What Mistral shipped
Mistral announced three connected updates.
First, it introduced Mistral Medium 3.5, a public-preview model that Mistral describes as a 128B dense model with a 256k context window. According to Mistral, the model supports instruction following, reasoning, coding, tool use, and structured outputs in one set of weights. It is also available as open weights under a modified MIT license, with configurable reasoning effort and self-hosting on as few as four GPUs.
Mistral reports that Medium 3.5 scores 77.6% on SWE-Bench Verified and 91.4 on tau^3-Telecom. Treat those as vendor-reported benchmarks, not a buying decision by themselves.
Second, Mistral added remote coding agents in Mistral Vibe. Mistral says coding agents have mostly lived on local laptops, and that Vibe is moving them to the cloud where they can run on their own, work in parallel, and notify users when done.
The remote agents can be launched from the Mistral Vibe CLI, Le Chat, or an existing local CLI session that gets moved to the cloud.
That last point matters.
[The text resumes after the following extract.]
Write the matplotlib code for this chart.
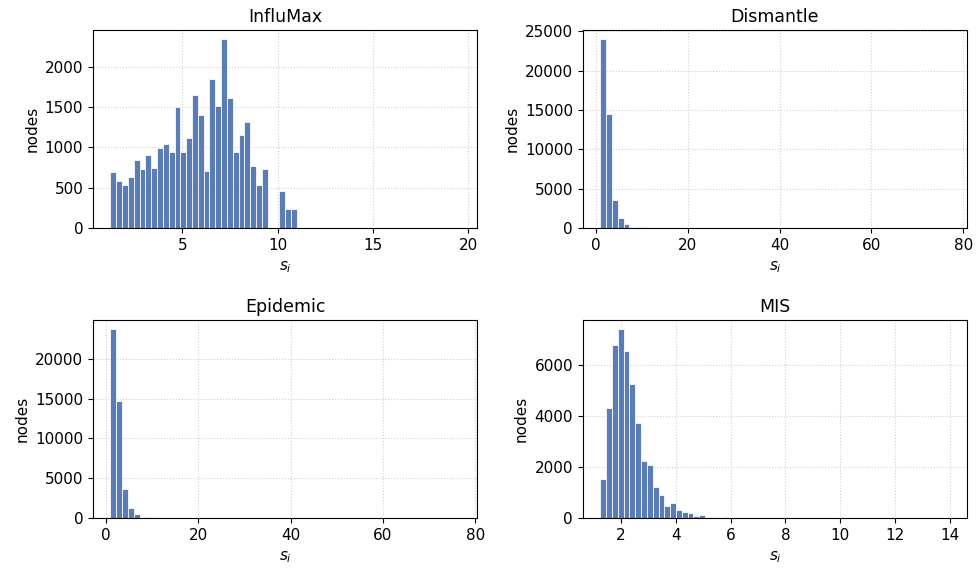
import numpy as np
import matplotlib
matplotlib.use("Agg")
import matplotlib.pyplot as plt

titles = ["InfluMax", "Dismantle", "Epidemic", "MIS"]

# bin ranges (min, max of s_i) and number of bins
n_bins = 60
ranges = {
    "InfluMax": (1.22, 19.56),
    "Dismantle": (1.0, 77.0),
    "Epidemic": (1.0, 76.6),
    "MIS": (1.25, 13.99),
}

influmax_counts = [692, 588, 529, 637, 842, 725, 900, 746, 992, 1042,
                   942, 1504, 938, 1117, 1646, 1404, 712, 1850, 1517, 2337,
                   1612, 942, 1154, 1317, 767, 529, 729, 0, 0, 454,
                   233, 233] + [0] * 27 + [1]
dismantle_counts = [23960, 14440, 3546, 1282, 480, 0, 130, 130] + [0] * 51 + [1]
epidemic_counts = [23670, 14750, 3593, 1310, 465, 0, 150, 150] + [0] * 51 + [1]
mis_counts = [1536, 4344, 6808, 7417, 6570, 5272, 3735, 2225, 2093, 1205,
              924, 488, 607, 304, 224, 198, 66, 132, 53, 20,
              0, 53] + [0] * 37 + [1]

counts = {
    "InfluMax": influmax_counts,
    "Dismantle": dismantle_counts,
    "Epidemic": epidemic_counts,
    "MIS": mis_counts,
}

fig, axes = plt.subplots(2, 2, figsize=(9.76, 5.73), dpi=100)
fig.subplots_adjust(left=0.0953, right=0.9908, top=0.9476, bottom=0.096,
                    wspace=0.275, hspace=0.465)

for ax, name in zip(axes.flat, titles):
    lo, hi = ranges[name]
    edges = np.linspace(lo, hi, n_bins + 1)
    ax.hist(edges[:-1], bins=edges, weights=counts[name],
            color="#4C72B0", alpha=0.92, edgecolor="white", linewidth=0.6)
    ax.set_title(name, fontsize=12.5)
    ax.set_xlabel(r"$s_i$", fontsize=11, labelpad=5)
    ax.set_ylabel("nodes", fontsize=11)
    ax.tick_params(labelsize=11)
    ax.grid(True, linestyle=":", color="#d0d0d0", linewidth=0.8)
    ax.set_axisbelow(True)

fig.savefig("out.png", dpi=100)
If a developer starts work locally, they can push the session into a remote environment and let it continue there. This starts to look less like autocomplete and more like a work queue.
Third, Mistral introduced Work mode in Le Chat, a preview agentic mode for complex, multi-step tasks that can use tools in parallel. Mistral's agent documentation describes agents as systems that can plan, use tools, carry out processing steps, and take actions. The docs also describe persistent state across conversations, multiple agents, built-in connector tools such as code execution, web search, image generation, and document libraries, plus handoffs between agents.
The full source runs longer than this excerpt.